Spam Filter For Your Brain - Episode 89
It's one of the things I hear a lot when people tell me of a difficulty that they're trying to navigate their way through quite often, when I ask people what's going on, they will give me a bit of a story, a bit of highlights, and the low lights of a particular circumstance. And quite often, when I'm listening, what I'm listening for is who they're talking about. This is something that I watch quite a lot in myself, and I try to check myself when I'm talking about any particular situation.
Quite often, we get down to a lot of like he said, she said, they said, they did this, or when we were doing these things, they spoke in this manner, or they said these words, or I can't believe they said these things to me, or why aren't they doing this thing? And very, very often, many of these thoughts point outward towards the other person. What are they doing? Where are they going wrong? Where am I being harmed by their behaviour or their words, or their actions? Or I wouldn't do something like that, so why are they doing it?
And when we do that, there's an old Buddhist analogy philosophy thing. There's an old Buddhist thing I don't know the right word for, but it's useful on a podcast. But when you point at somebody else, like if you imagine if you raise your hand out in front of you and you do a pointing action that you have three fingers pointing back to yourself, personally, I also have one finger pointing up into the universe as well. It's my thumb. But when you have that pointing action, you're pointing back at yourself. And we don't often clock when we exclude ourselves from the stories we tell, other than including ourselves as a passive victim, really often I say we. I'm clearly talking about me, but I listen to a lot of other people doing it as well.
I think it can be really useful. When we're trying to unpick stuff, especially the stuff that feels really hard and tricky and sort of grates in our belly and the things that keeps us awake at night, we can't let go of asking yourself, where are you in the story? How can you bring this thought back to, I did this. I felt that I didn't enjoy when they did that. Where is your agency in this story?
Because if you're not talking about yourself, why? And quite often, it's because we have this slightly weird delusion that we can control other people. Or if we just tell ourselves how wrong everyone else is, then it will make us feel better, but it doesn't. It feels rubbish. What we can do, under any circumstances, work out how we feel about things, what we want to do about it, and how we want to continue this in our world or not, whether we want that interaction to continue, whether we want this thing to perpetuate, build, grow, bloom in our lives, or whether it's something that we want to put down or leave behind.

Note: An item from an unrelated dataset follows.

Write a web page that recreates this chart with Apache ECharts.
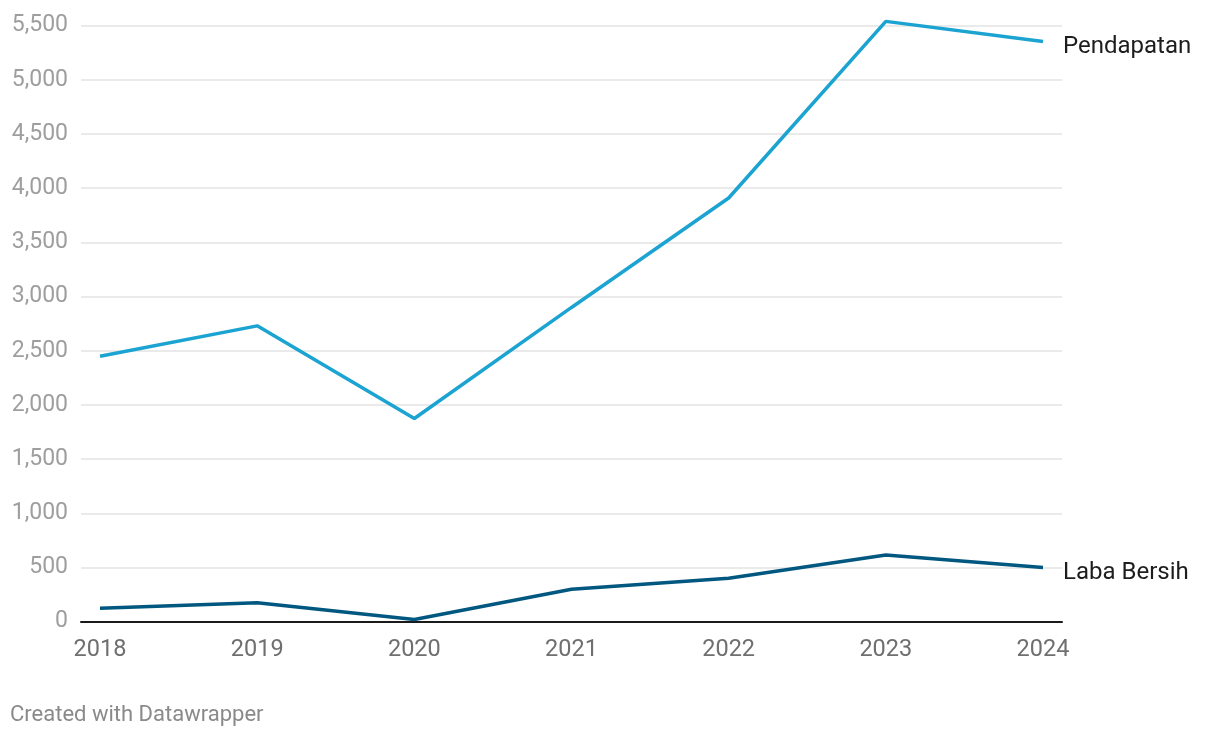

We can't do that when we are lost in pontificating about how terrible everybody else is and why they did all these things wrong. Like, what are you doing? What are you doing wrong? What are you doing right? Maybe one of the things that you're doing wrong is tolerating this shit, but we can't even identify that. If we're all so caught up in what they should and shouldn't have, it's genuinely, most of the time, irrelevant.
As soon as we're lost they should or shouldn't have, but they probably did. So now that that is done, what is your role in this? Where do you want to go next? Where do you go from here? Now that this thing has been done or has been said, or they've done the thing?
Giving yourself back, your agency is one of the grandest prizes I think you can give yourself, and I have yet to see an example where it isn't a huge key to a sense of liberty and a sense of feeling like your life is your own again and like you're not at the whims of other people's decisions, choices and actions.